GW190521 as a dynamical capture of two nonspinning black holes

TL;DR

This paper proposes that the gravitational wave event GW190521 resulted from a hyperbolic encounter and merger of two nonspinning black holes, challenging the typical circular orbit assumption and suggesting a dynamical capture origin.

Contribution

It introduces the hypothesis that GW190521 was generated by a hyperbolic encounter of nonspinning black holes, supported by Bayesian analysis favoring this scenario over circular mergers.

Findings

Hyperbolic merger hypothesis is strongly favored over circular models.

Estimated black hole masses involved are approximately 81 and 52 solar masses.

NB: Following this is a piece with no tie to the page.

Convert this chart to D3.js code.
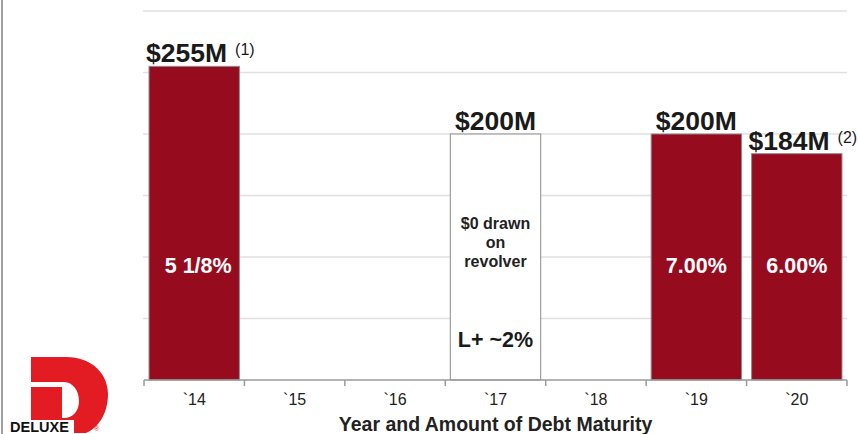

Results suggest GW190521 could be the first detection of a dynamical capture event.

Abstract

Gravitational waves from $\sim 90$ black holes binary systems have currently been detected by the LIGO and Virgo experiments, and their progenitors' properties inferred. This allowed the scientific community to draw conclusions on the formation channels of black holes in binaries, informing population models and -- at times -- defying our understanding of black hole astrophysics. The most challenging event detected so far is the short duration gravitational-wave transient GW190521. We analyze this signal under the hypothesis that it was generated by the merger of two nonspinning black holes on hyperbolic orbits. The best configuration matching the data corresponds to two black holes of source frame masses of $81^{+62}_{-25}M_\odot$ and $52^{+32}_{-32}M_\odot$ undergoing two encounters and then merging into an intermediate-mass black hole. We find that the hyperbolic merger hypothesis is favored with respect to a quasi-circular merger with precessing spins with Bayes' factors larger than 4300 to 1, although this number will be reduced by the currently uncertain prior odds. Our results suggest that GW190521 might be the first gravitational-wave detection from the dynamical capture of two stellar-mass nonspinning black holes.